■ Exercise
Restate exactly the lines of the entries below, beginning with the first and ending with the line that holds "x_min, x_max, n_bins = -1000, 3840, 128". Pictures are not copied.

■ Listed records
— BEGIN —
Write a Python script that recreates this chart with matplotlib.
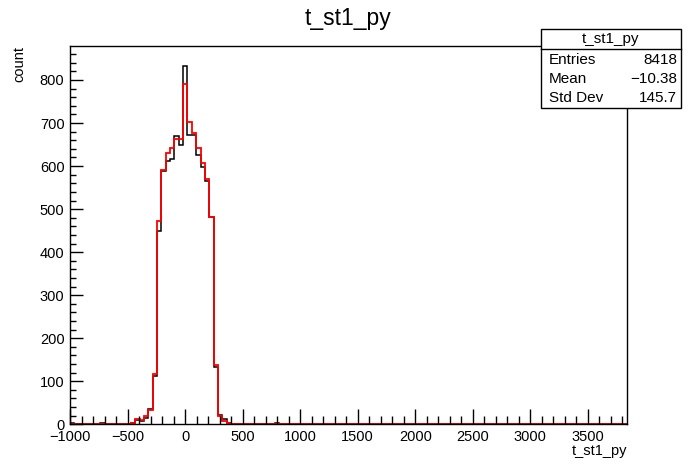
import numpy as np
import matplotlib
matplotlib.use("Agg")
import matplotlib.pyplot as plt
from matplotlib.patches import Rectangle
from matplotlib.ticker import MultipleLocator

plt.rcParams['font.family'] = ['Liberation Sans', 'DejaVu Sans']

# histogram binning: 128 bins from -1000 to 3840
x_min, x_max, n_bins = -1000, 3840, 128

# non-empty bins (index) and counts
bin_index = [0, 7, 14, 15, 16, 17, 18, 19, 20, 21, 22, 23, 24, 25, 26,
             27, 28, 29, 30, 31, 32, 33, 34, 35, 36, 37, 47]
black_counts = [2, 2, 3, 10, 7, 15, 36, 113, 448, 588, 611, 616, 671, 648, 833,
                672, 673, 625, 599, 565, 481, 132, 22, 12, 3, 1, 2]
red_counts = [1, 1, 4, 12, 9, 19, 33, 116, 472, 592, 630, 641, 662, 662, 791,
              702, 676, 641, 606, 569, 481, 138, 19, 8, 4, 1, 0]

stat_names = ["Entries", "Mean", "Std Dev"]
stat_values = ["8418", "\u221210.38", "145.7"]
hist_name = "t_st1_py"

edges = np.linspace(x_min, x_max, n_bins + 1)
h_black = np.zeros(n_bins)
h_red = np.zeros(n_bins)
h_black[bin_index] = black_counts
h_red[bin_index] = red_counts

fig = plt.figure(figsize=(6.96, 4.72), dpi=100)
W, H = 696.0, 472.0
ax = fig.add_axes([70 / W, 1 - 424.3 / H, (627 - 70) / W, (424.3 - 46) / H])

ax.stairs(h_black, edges, color='black', linewidth=1.1)
ax.stairs(h_red, edges, color='red', linewidth=1.3, clip_on=False)

ax.set_xlim(x_min, x_max)
ax.set_ylim(0, 879)

ax.xaxis.set_major_locator(MultipleLocator(500))
ax.xaxis.set_minor_locator(MultipleLocator(100))
ax.yaxis.set_major_locator(MultipleLocator(100))
ax.yaxis.set_minor_locator(MultipleLocator(20))
ax.tick_params(which='both', direction='in', top=False, right=False,
               labelsize=10.5, width=1)
ax.tick_params(axis='x', which='major', length=11, pad=4)
ax.tick_params(axis='x', which='minor', length=5.5)
ax.tick_params(axis='y', which='major', length=9, pad=4)
ax.tick_params(axis='y', which='minor', length=4.5)
for s in ax.spines.values():
    s.set_linewidth(1)

ax.set_xlabel(hist_name, fontsize=10.5)
ax.xaxis.set_label_coords(1.0, -0.052)
ax.xaxis.label.set_horizontalalignment('right')
ax.set_ylabel("count", fontsize=10.5)
ax.yaxis.set_label_coords(-0.078, 1.0)
ax.yaxis.label.set_horizontalalignment('right')

fig.text(348 / W, 1 - 18 / H, hist_name, ha='center', va='center', fontsize=16.5)

# stats box
bx0, bx1, by0, by1 = 541, 681, 29, 108
fig.patches.append(Rectangle((bx0 / W, 1 - by1 / H), (bx1 - bx0) / W, (by1 - by0) / H,
                             transform=fig.transFigure, facecolor='white',
                             edgecolor='black', linewidth=1, zorder=5))
fig.lines.append(plt.Line2D([bx0 / W, bx1 / W], [1 - 49 / H, 1 - 49 / H],
                            transform=fig.transFigure, color='black', linewidth=1, zorder=6))
fig.text((bx0 + bx1) / 2 / W, 1 - 39.5 / H, hist_name, ha='center', va='center',
         fontsize=11, zorder=7)
for i, (n, v) in enumerate(zip(stat_names, stat_values)):
    yy = 1 - (60 + i * 19) / H
    fig.text(549 / W, yy, n, ha='left', va='center', fontsize=11, zorder=7)
    fig.text(677 / W, yy, v, ha='right', va='center', fontsize=11, zorder=7)

fig.savefig("out.png", dpi=100)
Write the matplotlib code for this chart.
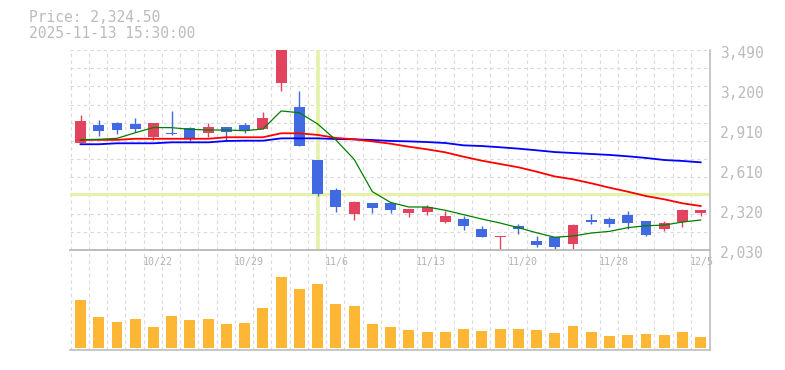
import matplotlib
matplotlib.use("Agg")
import matplotlib.pyplot as plt
import matplotlib.transforms as mtransforms
import numpy as np

# ---------------- data ----------------
dates = ["10/16", "10/17", "10/20", "10/21", "10/22", "10/23", "10/24",
         "10/27", "10/28", "10/29", "10/30", "10/31", "11/4", "11/5",
         "11/6", "11/7", "11/10", "11/11", "11/12", "11/13", "11/14",
         "11/17", "11/18", "11/19", "11/20", "11/21", "11/25", "11/26",
         "11/27", "11/28", "12/1", "12/2", "12/3", "12/4", "12/5"]

opens = [2813, 2942, 2957, 2950, 2855, 2884, 2921, 2884, 2928, 2942,
         2913, 3249, 3074, 2687, 2468, 2295, 2373, 2373, 2300, 2307,
         2234, 2256, 2183, 2125, 2205, 2096, 2125, 2074, 2249, 2256,
         2285, 2242, 2183, 2234, 2300]
highs = [3016, 2979, 2964, 2994, 2957, 3045, 2928, 2957, 2928, 2957,
         3037, 3490, 3191, 2687, 2483, 2388, 2373, 2373, 2329, 2358,
         2315, 2278, 2205, 2132, 2220, 2132, 2125, 2220, 2293, 2271,
         2315, 2242, 2242, 2329, 2324.5]
lows = [2811, 2864, 2877, 2891, 2835, 2869, 2826, 2855, 2826, 2884,
        2913, 3191, 2791, 2424, 2307, 2249, 2300, 2300, 2271, 2285,
        2227, 2176, 2125, 2030, 2147, 2052, 2030, 2037, 2220, 2198,
        2183, 2132, 2169, 2198, 2278]
closes = [2972, 2901, 2908, 2915, 2957, 2877, 2840, 2928, 2891, 2906,
          2994, 3490, 2791, 2439, 2346, 2380, 2339, 2324, 2329, 2344,
          2278, 2205, 2125, 2132, 2183, 2066, 2052, 2212, 2234, 2220,
          2227, 2139, 2227, 2322, 2324.5]

ma_short = [2835, 2838, 2845, 2886, 2924, 2923, 2911, 2906, 2906, 2901,
            2913, 3045, 3032, 2950, 2833, 2692, 2456, 2377, 2344, 2344,
            2320, 2288, 2256, 2227, 2193, 2156, 2123, 2132, 2154, 2166,
            2193, 2207, 2212, 2234, 2249]
ma_mid = [2834, 2834, 2834, 2842, 2842, 2842, 2842, 2842, 2853, 2853,
          2853, 2882, 2882, 2870, 2848, 2838, 2823, 2806, 2784, 2765,
          2743, 2711, 2682, 2658, 2634, 2602, 2567, 2546, 2517, 2485,
          2456, 2424, 2400, 2371, 2351]
ma_long = [2802, 2802, 2809, 2809, 2809, 2816, 2816, 2816, 2826, 2828,
           2828, 2845, 2845, 2845, 2840, 2838, 2833, 2826, 2823, 2818,
           2811, 2794, 2789, 2780, 2770, 2758, 2745, 2738, 2731, 2724,
           2714, 2702, 2687, 2680, 2670]

volumes = [480, 310, 260, 290, 210, 320, 280, 290, 240, 250,
           400, 710, 590, 640, 440, 420, 240, 210, 180, 160,
           160, 190, 170, 190, 190, 180, 150, 220, 160, 120,
           130, 140, 130, 160, 110]

ytick_values = [2030, 2322, 2614, 2906, 3198, 3490]
ytick_labels = ["2,030", "2,320", "2,610", "2,910", "3,200", "3,490"]
xlabel_dates = ["10/22", "10/29", "11/6", "11/13", "11/20", "11/28", "12/5"]

price_text = "Price: 2,324.50"
time_text = "2025-11-13 15:30:00"
cross_date = "11/5"
cross_price = 2442

# ---------------- styling ----------------
UP = "#e2445f"
DOWN = "#4169e1"
VOLC = "#fdb734"
GRID = "#d9d9d9"
BORDER = "#bdbdbd"
TXT = "#bbbbbb"
CROSS = "#e3f2a6"
MONO = "DejaVu Sans Mono"

W, H = 785, 370
fig = plt.figure(figsize=(W / 100, H / 100), dpi=100)
ax = fig.add_axes([70 / W, 120 / H, 640 / W, 200 / H])
axv = fig.add_axes([70 / W, 20 / H, 640 / W, 100 / H], sharex=ax)

x = np.arange(len(dates))
o = np.array(opens, float)
c = np.array(closes, float)
hi = np.array(highs, float)
lo = np.array(lows, float)
up = c >= o
cols = np.where(up, UP, DOWN)

ax.set_xlim(-0.576, 34.51)
ax.set_ylim(2030, 3490)
axv.set_ylim(-20, 980)

# grid
gx = x - 0.54
for a in (ax, axv):
    for g in gx:
        a.axvline(g, color=GRID, lw=0.8, ls=(0, (3, 3)), zorder=0)
for gy in np.linspace(2030, 3490, 12)[1:]:
    ax.axhline(gy, color=GRID, lw=0.8, ls=(0, (3, 3)), zorder=0)

# crosshair
ci = dates.index(cross_date)
ax.axvline(ci, color=CROSS, lw=2.6, zorder=1, ymin=0.01, ymax=0.99)
ax.axhline(cross_price, color=CROSS, lw=2.2, zorder=1)

# candles
ax.vlines(x, lo, hi, colors=cols, lw=1.0, zorder=3)
body = np.where(np.abs(c - o) < 7, 7, c - o)
ax.bar(x, body, bottom=o, width=0.6, color=cols, zorder=4, linewidth=0)

# moving averages
ax.plot(x, ma_long, color="#0000ff", lw=1.3, zorder=5)
ax.plot(x, ma_mid, color="#ff0000", lw=1.3, zorder=5)
ax.plot(x, ma_short, color="#008000", lw=0.9, zorder=6)

# volume
axv.bar(x, volumes, width=0.6, color=VOLC, zorder=3, linewidth=0)

# spines
for a in (ax, axv):
    a.tick_params(left=False, right=False, bottom=False, top=False,
                  labelleft=False, labelbottom=False)
    for s in a.spines.values():
        s.set_color(BORDER)
        s.set_linewidth(1.2)
    a.spines["left"].set_visible(False)
    a.set_facecolor("none")
ax.spines["top"].set_visible(False)

# y labels on right
ytrans = mtransforms.offset_copy(
    mtransforms.blended_transform_factory(ax.transAxes, ax.transData),
    fig=fig, x=10, y=-3.5, units="dots")
for v, lab in zip(ytick_values, ytick_labels):
    ax.text(1, v, lab, transform=ytrans, ha="left", va="center",
            fontsize=10.5, family=MONO, color=TXT, clip_on=False)

# date labels
xtrans = mtransforms.offset_copy(
    mtransforms.blended_transform_factory(axv.transData, axv.transAxes),
    fig=fig, x=-11, y=-12, units="dots")
for d in xlabel_dates:
    axv.text(dates.index(d), 1, d, transform=xtrans, ha="left", va="center",
             fontsize=7.2, family=MONO, color="#b3b3b3", clip_on=False)

# header
fig.text(29 / W, 1 - 18 / H, price_text, ha="left", va="center",
         fontsize=10.5, family=MONO, color=TXT)
fig.text(29 / W, 1 - 33 / H, time_text, ha="left", va="center",
         fontsize=10.5, family=MONO, color=TXT)

fig.savefig("out.png", dpi=100, facecolor="white")
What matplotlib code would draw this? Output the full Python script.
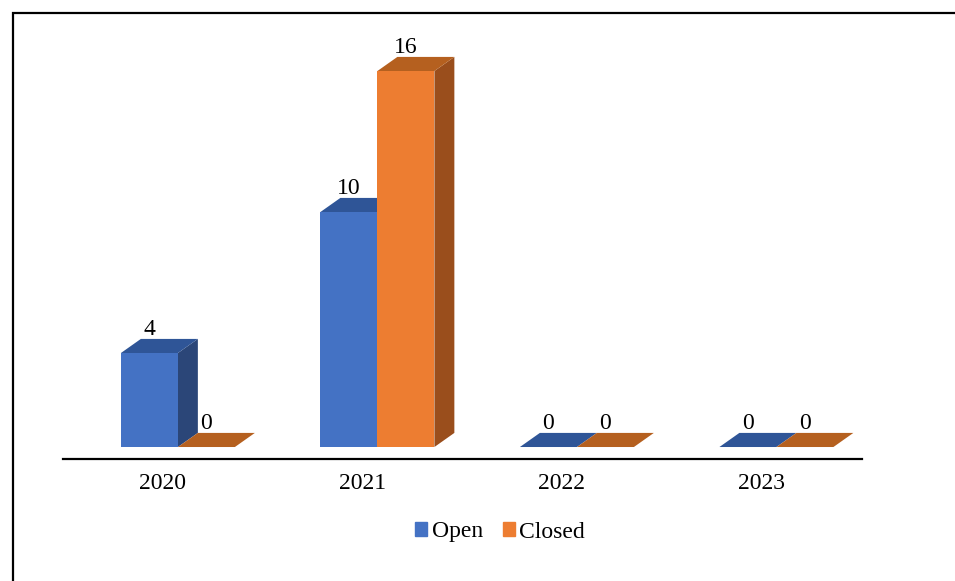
import matplotlib.pyplot as plt
from matplotlib.patches import Polygon, Patch, Rectangle
import numpy as np

plt.rcParams['font.family'] = ['Liberation Serif', 'DejaVu Serif']

years = ['2020', '2021', '2022', '2023']
open_counts = [4, 10, 0, 0]
closed_counts = [0, 16, 0, 0]

# colours: front, top, side
open_cols = ('#4472C4', '#2F5597', '#2B4678')
closed_cols = ('#ED7D31', '#B5601F', '#9A4E1C')

W = 0.2857   # bar width in category units
DX = 0.1     # depth offset, x
DY = 0.6     # depth offset, y (value units)

fig = plt.figure(figsize=(9.55, 5.81), dpi=100)
ax = fig.add_axes([63 / 955, 122 / 581, (862 - 63) / 955, 419 / 581])
ax.set_xlim(-0.576, 3.429)
ax.set_ylim(-0.51, 17.32)


def bar3d(x0, h, cols):
    front, top, side = cols
    if h > 0:
        ax.add_patch(Polygon([(x0 + W, 0), (x0 + W + DX, DY), (x0 + W + DX, h + DY), (x0 + W, h)],
                             closed=True, fc=side, ec='none'))
    ax.add_patch(Polygon([(x0, h), (x0 + W, h), (x0 + W + DX, h + DY), (x0 + DX, h + DY)],
                         closed=True, fc=top, ec='none'))
    if h > 0:
        ax.bar(x0, h, width=W, align='edge', color=front, edgecolor='none')


x = np.arange(len(years))
for i in x:
    bar3d(i - W, open_counts[i], open_cols)
    bar3d(i, closed_counts[i], closed_cols)
    ax.annotate(str(open_counts[i]), (i - W / 2, open_counts[i] + DY), xytext=(0, 3),
                textcoords='offset points', ha='center', va='baseline', fontsize=17)
    ax.annotate(str(closed_counts[i]), (i + W / 2, closed_counts[i] + DY), xytext=(0, 3),
                textcoords='offset points', ha='center', va='baseline', fontsize=17)

ax.set_xticks(x - 0.075)
ax.set_xticklabels(years, fontsize=17)
ax.tick_params(axis='x', length=0, pad=10)
ax.set_yticks([])
for s in ['top', 'right', 'left']:
    ax.spines[s].set_visible(False)
ax.spines['bottom'].set_linewidth(1.6)

handles = [Patch(color=open_cols[0], label='Open'), Patch(color=closed_cols[0], label='Closed')]
fig.legend(handles=handles, loc='center', bbox_to_anchor=(500 / 955, 1 - 532 / 581), ncol=2,
           frameon=False, fontsize=17, handlelength=0.5, handleheight=0.5,
           handletextpad=0.2, columnspacing=0.85)

fig.patches.append(Rectangle((13 / 955, -0.1), 1.2, 1 - 13 / 581 + 0.1, transform=fig.transFigure,
                             fill=False, ec='black', lw=1.6))

fig.savefig('out.png', dpi=100)
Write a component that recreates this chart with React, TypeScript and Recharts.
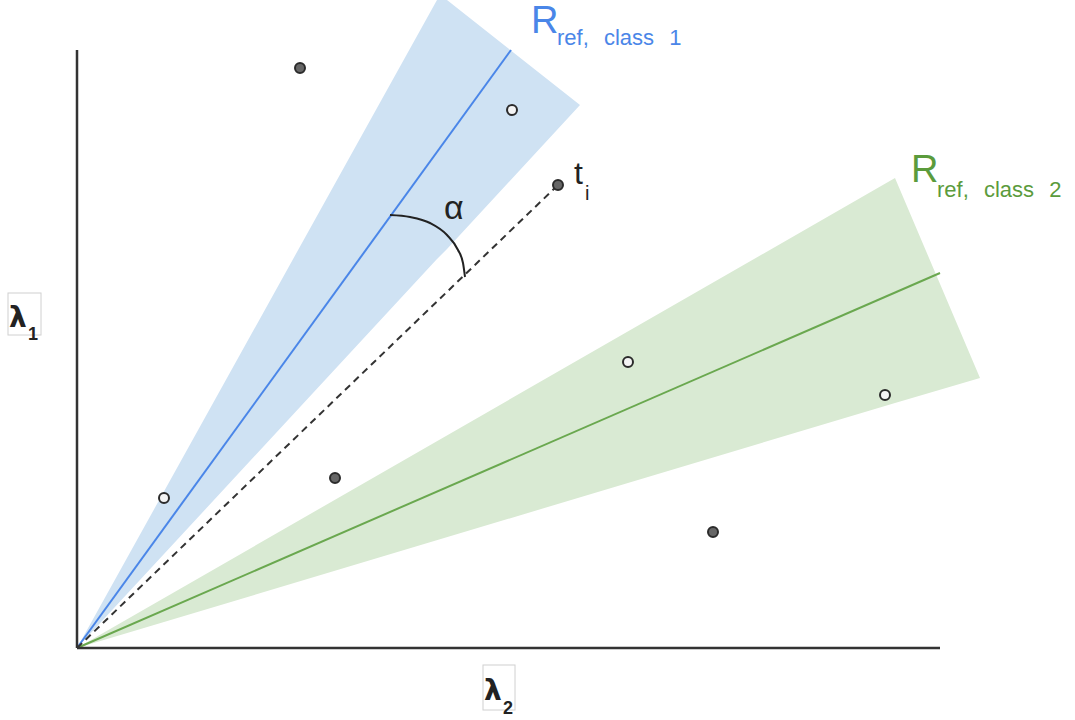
import { ComposedChart, XAxis, YAxis, Area, Line, Scatter, ReferenceLine } from "recharts";

// one data unit = 10px, origin of the diagram at the axes corner
const blueWedge = [
    { x: 0, band: [0, 0] },
    { x: 36.0, band: [38.9, 64.8] },
    { x: 37.0, band: [39.9, 64.8] },
    { x: 50.3, band: [54.3, 54.3] },
];
const greenWedge = [
    { x: 0, band: [0, 0] },
    { x: 81.8, band: [24.5, 47.0] },
    { x: 90.3, band: [27.0, 27.0] },
];
const refClass1 = [
    { x: 0, y: 0 },
    { x: 43.4, y: 59.8 },
];
const refClass2 = [
    { x: 0, y: 0 },
    { x: 86.3, y: 37.5 },
];
const testLine = [
    { x: 0, y: 0 },
    { x: 48.1, y: 46.3 },
];
const alphaArc = [
    { x: 31.3, y: 43.3 },
    { x: 33.3, y: 43.1 },
    { x: 35.3, y: 42.5 },
    { x: 37.0, y: 41.3 },
    { x: 38.1, y: 39.8 },
    { x: 38.6, y: 38.5 },
    { x: 38.8, y: 37.1 },
];
const filledPts = [
    { x: 22.3, y: 58.0 },
    { x: 48.1, y: 46.3 },
    { x: 25.8, y: 17.0 },
    { x: 63.6, y: 11.6 },
];
const openPts = [
    { x: 43.5, y: 53.8 },
    { x: 55.1, y: 28.6 },
    { x: 80.8, y: 25.3 },
    { x: 8.7, y: 15.0 },
];
const yAxisTop = 59.8;
const xAxisEnd = 86.3;

const BLUE = "#4a86e8";
const GREEN = "#5b9b3c";
const font = "'Liberation Sans', Arial, sans-serif";

function dot(fill: string) {
    return (p: any) => <circle cx={p.cx} cy={p.cy} r={5} fill={fill} stroke="#2b2b2b" strokeWidth={2} />;
}

export default function App() {
    return (
        <div style={{ position: "relative", width: 1075, height: 720, background: "#fff" }}>
            <style>{`body{margin:0}`}</style>
            <ComposedChart width={1075} height={720} margin={{ top: 0, right: 0, bottom: 0, left: 0 }}>
                <XAxis type="number" dataKey="x" domain={[-7.7, 99.8]} allowDataOverflow hide />
                <YAxis type="number" domain={[-7.2, 64.8]} allowDataOverflow hide />
                <Area data={blueWedge} dataKey="band" type="linear" fill="#cfe2f3" fillOpacity={1} stroke="none" dot={false} activeDot={false} isAnimationActive={false} />
                <Area data={greenWedge} dataKey="band" type="linear" fill="#d9ead3" fillOpacity={1} stroke="none" dot={false} activeDot={false} isAnimationActive={false} />
                <Line data={refClass1} dataKey="y" type="linear" stroke={BLUE} strokeWidth={2} dot={false} activeDot={false} isAnimationActive={false} />
                <Line data={refClass2} dataKey="y" type="linear" stroke="#6aa84f" strokeWidth={2} dot={false} activeDot={false} isAnimationActive={false} />
                <Line data={testLine} dataKey="y" type="linear" stroke="#333" strokeWidth={2} strokeDasharray="7 5" dot={false} activeDot={false} isAnimationActive={false} />
                <Line data={alphaArc} dataKey="y" type="monotone" stroke="#222" strokeWidth={2} dot={false} activeDot={false} isAnimationActive={false} />
                <ReferenceLine segment={[{ x: 0, y: 0 }, { x: 0, y: yAxisTop }]} stroke="#333" strokeWidth={2.5} />
                <ReferenceLine segment={[{ x: 0, y: 0 }, { x: xAxisEnd, y: 0 }]} stroke="#333" strokeWidth={2.5} />
                <Scatter data={filledPts} dataKey="y" shape={dot("#666")} activeShape={dot("#666")} isAnimationActive={false} />
                <Scatter data={openPts} dataKey="y" shape={dot("#f4f4f4")} activeShape={dot("#f4f4f4")} isAnimationActive={false} />
            </ComposedChart>
            <svg width={1075} height={720} style={{ position: "absolute", left: 0, top: 0, pointerEvents: "none" }}>
                <text x={531} y={33} fontFamily={font} fontSize={38} fill={BLUE}>R</text>
                <text x={557} y={45} fontFamily={font} fontSize={22} fill={BLUE} wordSpacing={9}>ref, class 1</text>
                <text x={911} y={182} fontFamily={font} fontSize={38} fill={GREEN}>R</text>
                <text x={937} y={197} fontFamily={font} fontSize={22} fill={GREEN} wordSpacing={9}>ref, class 2</text>
                <text x={444} y={219} fontFamily={font} fontSize={34} fill="#222">α</text>
                <text x={574} y={184} fontFamily={font} fontSize={32} fill="#222">t</text>
                <text x={585} y={200} fontFamily={font} fontSize={20} fill="#222">i</text>
                <rect x={8} y={293} width={33} height={42} fill="none" stroke="#d0d0d0" strokeWidth={1} />
                <text x={9} y={327} fontFamily="'DejaVu Sans', sans-serif" fontWeight="bold" fontSize={28} fill="#222">λ</text>
                <text x={28} y={340} fontFamily={font} fontWeight="bold" fontSize={18} fill="#222">1</text>
                <rect x={483} y={665} width={32} height={45} fill="none" stroke="#d0d0d0" strokeWidth={1} />
                <text x={484} y={700} fontFamily="'DejaVu Sans', sans-serif" fontWeight="bold" fontSize={28} fill="#222">λ</text>
                <text x={503} y={714} fontFamily={font} fontWeight="bold" fontSize={18} fill="#222">2</text>
            </svg>
        </div>
    );
}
— END —
■ Problem solution
Write a Python script that recreates this chart with matplotlib.
import numpy as np
import matplotlib
matplotlib.use("Agg")
import matplotlib.pyplot as plt
from matplotlib.patches import Rectangle
from matplotlib.ticker import MultipleLocator

plt.rcParams['font.family'] = ['Liberation Sans', 'DejaVu Sans']

# histogram binning: 128 bins from -1000 to 3840
x_min, x_max, n_bins = -1000, 3840, 128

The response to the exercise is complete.